**WHAT TO WORK ON**
Line by line, repeat the data below exactly, beginning at the first line and ending at the line with "import plotly.graph_objects as go". Omit pictures.

## BEGIN STORED ROWS

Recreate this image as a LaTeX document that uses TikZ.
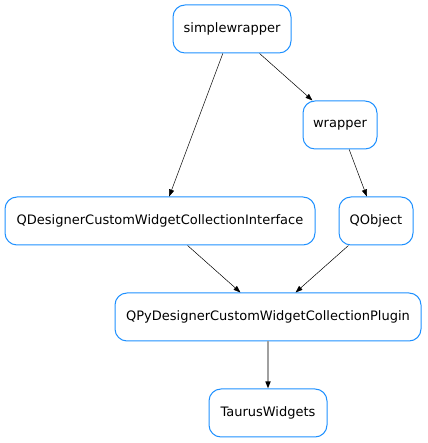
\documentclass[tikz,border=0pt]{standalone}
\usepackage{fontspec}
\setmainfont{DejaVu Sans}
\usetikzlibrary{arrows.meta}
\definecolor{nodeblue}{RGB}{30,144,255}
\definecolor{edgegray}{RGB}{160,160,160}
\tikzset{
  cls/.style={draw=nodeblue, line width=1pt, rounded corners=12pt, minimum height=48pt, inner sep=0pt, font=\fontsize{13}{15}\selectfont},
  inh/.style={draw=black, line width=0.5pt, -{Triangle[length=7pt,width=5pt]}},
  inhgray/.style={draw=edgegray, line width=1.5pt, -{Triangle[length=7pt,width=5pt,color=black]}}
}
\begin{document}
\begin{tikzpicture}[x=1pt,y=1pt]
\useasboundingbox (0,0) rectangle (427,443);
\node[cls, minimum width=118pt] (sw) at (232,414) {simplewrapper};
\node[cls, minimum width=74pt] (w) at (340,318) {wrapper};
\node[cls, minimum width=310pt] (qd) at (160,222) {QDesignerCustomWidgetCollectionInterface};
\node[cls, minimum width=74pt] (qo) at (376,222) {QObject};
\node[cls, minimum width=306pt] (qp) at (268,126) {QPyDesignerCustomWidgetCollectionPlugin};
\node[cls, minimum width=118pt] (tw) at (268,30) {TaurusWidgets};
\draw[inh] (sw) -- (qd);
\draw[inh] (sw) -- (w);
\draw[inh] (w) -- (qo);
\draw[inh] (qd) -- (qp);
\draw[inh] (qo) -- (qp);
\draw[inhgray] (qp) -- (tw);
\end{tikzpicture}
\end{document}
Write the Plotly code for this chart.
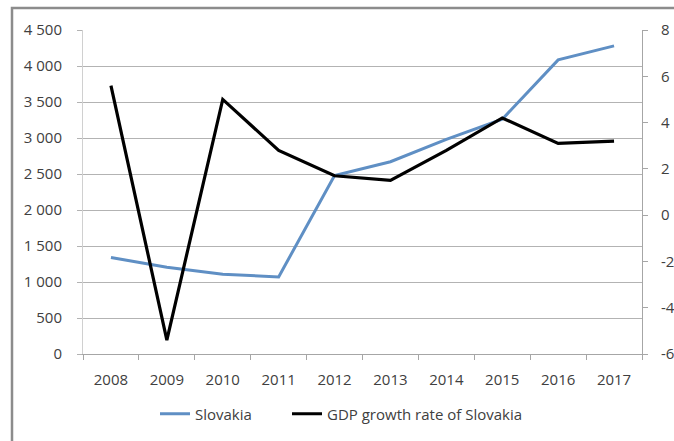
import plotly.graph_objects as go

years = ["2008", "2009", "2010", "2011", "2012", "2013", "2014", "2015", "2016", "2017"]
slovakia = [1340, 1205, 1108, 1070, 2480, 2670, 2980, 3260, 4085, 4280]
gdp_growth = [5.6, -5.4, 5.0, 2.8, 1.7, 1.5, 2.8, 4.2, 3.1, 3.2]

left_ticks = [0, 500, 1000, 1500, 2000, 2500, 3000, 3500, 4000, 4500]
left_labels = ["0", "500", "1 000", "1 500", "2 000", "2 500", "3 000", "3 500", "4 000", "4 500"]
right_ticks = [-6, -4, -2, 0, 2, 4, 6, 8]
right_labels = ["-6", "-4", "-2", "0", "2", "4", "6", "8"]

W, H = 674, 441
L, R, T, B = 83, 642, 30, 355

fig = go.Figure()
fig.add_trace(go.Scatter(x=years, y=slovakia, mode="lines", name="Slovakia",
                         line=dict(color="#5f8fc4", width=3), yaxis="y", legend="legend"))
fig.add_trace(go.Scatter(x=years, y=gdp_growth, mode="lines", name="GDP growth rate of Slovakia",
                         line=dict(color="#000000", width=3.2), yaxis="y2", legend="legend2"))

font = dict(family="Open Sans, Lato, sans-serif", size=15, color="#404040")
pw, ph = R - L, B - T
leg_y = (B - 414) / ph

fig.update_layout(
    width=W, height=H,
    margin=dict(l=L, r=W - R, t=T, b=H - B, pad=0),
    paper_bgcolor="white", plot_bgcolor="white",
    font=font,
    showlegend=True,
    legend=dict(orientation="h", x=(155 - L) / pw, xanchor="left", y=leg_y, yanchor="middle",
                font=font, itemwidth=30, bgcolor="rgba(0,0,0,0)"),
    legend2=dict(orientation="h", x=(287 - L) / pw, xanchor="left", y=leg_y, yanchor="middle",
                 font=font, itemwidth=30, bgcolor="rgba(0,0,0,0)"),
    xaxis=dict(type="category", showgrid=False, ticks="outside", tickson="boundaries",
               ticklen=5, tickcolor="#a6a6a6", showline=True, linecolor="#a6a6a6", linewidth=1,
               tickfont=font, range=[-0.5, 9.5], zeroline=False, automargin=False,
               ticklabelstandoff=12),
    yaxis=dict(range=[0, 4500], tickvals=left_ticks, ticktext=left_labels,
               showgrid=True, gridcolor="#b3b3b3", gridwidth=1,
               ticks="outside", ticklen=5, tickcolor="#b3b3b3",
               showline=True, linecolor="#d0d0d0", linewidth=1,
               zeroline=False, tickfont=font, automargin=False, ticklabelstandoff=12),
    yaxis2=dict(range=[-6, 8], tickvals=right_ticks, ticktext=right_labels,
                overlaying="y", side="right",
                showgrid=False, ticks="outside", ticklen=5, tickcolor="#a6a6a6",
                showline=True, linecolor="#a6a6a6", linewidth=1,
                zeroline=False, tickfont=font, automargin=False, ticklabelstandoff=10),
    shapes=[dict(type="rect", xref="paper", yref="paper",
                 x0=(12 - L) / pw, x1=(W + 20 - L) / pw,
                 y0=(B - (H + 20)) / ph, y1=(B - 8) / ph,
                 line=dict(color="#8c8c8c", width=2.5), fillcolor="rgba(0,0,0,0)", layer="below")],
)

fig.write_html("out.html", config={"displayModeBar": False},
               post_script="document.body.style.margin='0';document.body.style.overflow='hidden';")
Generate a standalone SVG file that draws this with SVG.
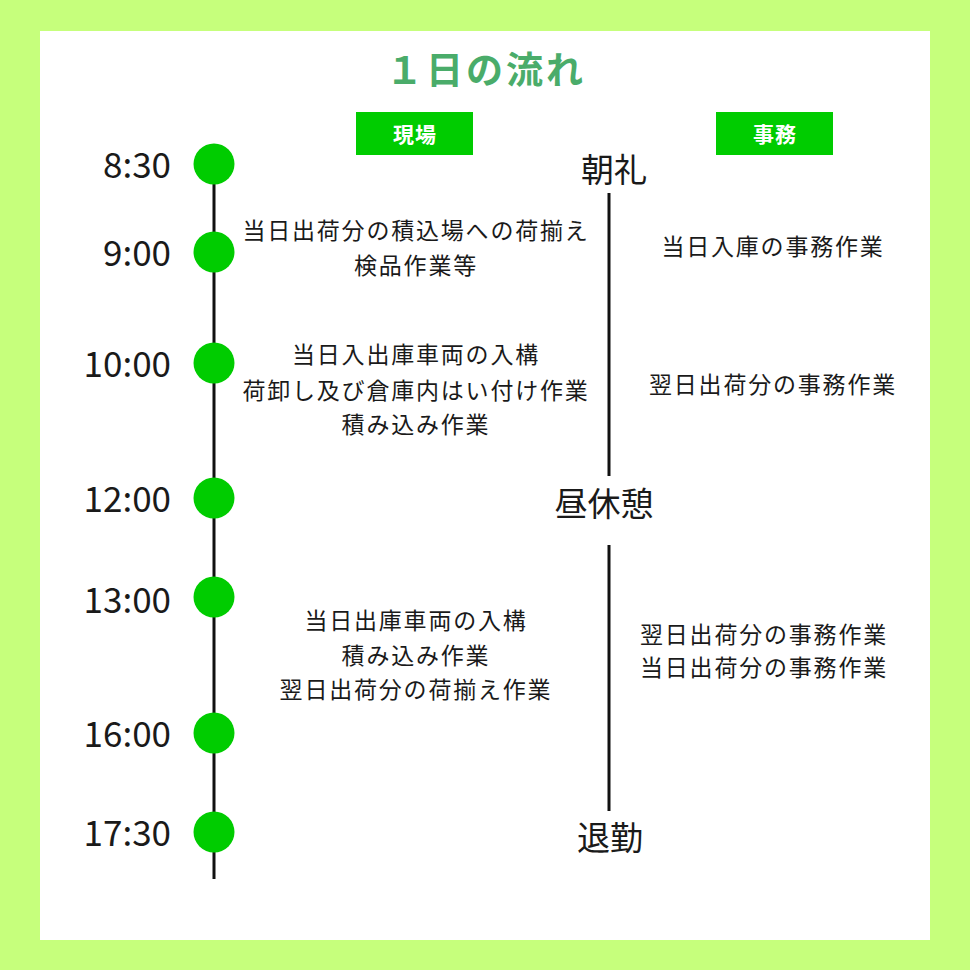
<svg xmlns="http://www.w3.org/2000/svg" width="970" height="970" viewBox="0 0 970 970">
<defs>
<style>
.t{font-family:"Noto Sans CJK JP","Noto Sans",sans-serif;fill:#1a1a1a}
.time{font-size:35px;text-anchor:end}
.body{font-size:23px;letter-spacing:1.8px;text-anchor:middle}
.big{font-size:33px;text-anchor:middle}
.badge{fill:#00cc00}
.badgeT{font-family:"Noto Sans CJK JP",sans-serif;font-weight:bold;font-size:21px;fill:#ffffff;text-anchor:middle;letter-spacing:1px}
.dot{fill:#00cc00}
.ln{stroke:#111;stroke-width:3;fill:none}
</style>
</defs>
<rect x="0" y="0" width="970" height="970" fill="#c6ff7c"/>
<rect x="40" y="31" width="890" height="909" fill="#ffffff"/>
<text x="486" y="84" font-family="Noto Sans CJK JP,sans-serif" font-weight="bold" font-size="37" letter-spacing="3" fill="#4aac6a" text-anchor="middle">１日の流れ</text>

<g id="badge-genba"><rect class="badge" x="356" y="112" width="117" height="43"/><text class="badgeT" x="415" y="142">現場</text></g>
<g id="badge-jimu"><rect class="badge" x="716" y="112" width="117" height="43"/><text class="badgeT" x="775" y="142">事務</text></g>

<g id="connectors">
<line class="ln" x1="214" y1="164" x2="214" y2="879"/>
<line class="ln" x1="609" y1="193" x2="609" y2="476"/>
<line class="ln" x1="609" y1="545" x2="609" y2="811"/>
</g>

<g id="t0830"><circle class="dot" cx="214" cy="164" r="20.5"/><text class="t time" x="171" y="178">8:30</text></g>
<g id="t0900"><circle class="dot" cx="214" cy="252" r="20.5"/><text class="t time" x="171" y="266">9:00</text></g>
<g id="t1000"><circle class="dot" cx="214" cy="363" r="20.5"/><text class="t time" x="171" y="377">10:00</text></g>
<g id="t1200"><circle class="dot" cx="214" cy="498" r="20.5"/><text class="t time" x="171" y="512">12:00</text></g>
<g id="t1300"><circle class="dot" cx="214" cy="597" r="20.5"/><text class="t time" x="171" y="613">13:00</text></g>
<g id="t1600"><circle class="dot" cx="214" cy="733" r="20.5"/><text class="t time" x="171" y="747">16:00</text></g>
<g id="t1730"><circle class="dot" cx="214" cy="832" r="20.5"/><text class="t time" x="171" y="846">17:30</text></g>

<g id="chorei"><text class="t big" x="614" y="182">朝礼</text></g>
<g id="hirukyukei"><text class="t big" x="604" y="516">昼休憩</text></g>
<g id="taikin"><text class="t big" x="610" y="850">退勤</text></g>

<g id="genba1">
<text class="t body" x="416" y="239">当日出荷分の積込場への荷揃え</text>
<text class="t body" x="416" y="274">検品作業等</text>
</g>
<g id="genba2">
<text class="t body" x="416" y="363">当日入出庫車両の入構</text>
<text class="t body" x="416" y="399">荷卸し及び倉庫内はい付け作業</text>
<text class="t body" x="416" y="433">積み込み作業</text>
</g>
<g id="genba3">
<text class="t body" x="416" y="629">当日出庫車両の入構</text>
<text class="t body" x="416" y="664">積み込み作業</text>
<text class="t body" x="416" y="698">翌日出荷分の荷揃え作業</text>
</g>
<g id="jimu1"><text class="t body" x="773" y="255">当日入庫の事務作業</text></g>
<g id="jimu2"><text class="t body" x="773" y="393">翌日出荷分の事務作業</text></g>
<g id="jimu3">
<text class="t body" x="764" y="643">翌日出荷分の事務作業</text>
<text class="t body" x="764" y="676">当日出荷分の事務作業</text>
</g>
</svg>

## END STORED ROWS

**RESULT FOR THIS EXERCISE**
Recreate this image as a LaTeX document that uses TikZ.
\documentclass[tikz,border=0pt]{standalone}
\usepackage{fontspec}
\setmainfont{DejaVu Sans}
\usetikzlibrary{arrows.meta}
\definecolor{nodeblue}{RGB}{30,144,255}
\definecolor{edgegray}{RGB}{160,160,160}
\tikzset{
  cls/.style={draw=nodeblue, line width=1pt, rounded corners=12pt, minimum height=48pt, inner sep=0pt, font=\fontsize{13}{15}\selectfont},
  inh/.style={draw=black, line width=0.5pt, -{Triangle[length=7pt,width=5pt]}},
  inhgray/.style={draw=edgegray, line width=1.5pt, -{Triangle[length=7pt,width=5pt,color=black]}}
}
\begin{document}
\begin{tikzpicture}[x=1pt,y=1pt]
\useasboundingbox (0,0) rectangle (427,443);
\node[cls, minimum width=118pt] (sw) at (232,414) {simplewrapper};
\node[cls, minimum width=74pt] (w) at (340,318) {wrapper};
\node[cls, minimum width=310pt] (qd) at (160,222) {QDesignerCustomWidgetCollectionInterface};
\node[cls, minimum width=74pt] (qo) at (376,222) {QObject};
\node[cls, minimum width=306pt] (qp) at (268,126) {QPyDesignerCustomWidgetCollectionPlugin};
\node[cls, minimum width=118pt] (tw) at (268,30) {TaurusWidgets};
\draw[inh] (sw) -- (qd);
\draw[inh] (sw) -- (w);
\draw[inh] (w) -- (qo);
\draw[inh] (qd) -- (qp);
\draw[inh] (qo) -- (qp);
\draw[inhgray] (qp) -- (tw);
\end{tikzpicture}
\end{document}
Write the Plotly code for this chart.
import plotly.graph_objects as go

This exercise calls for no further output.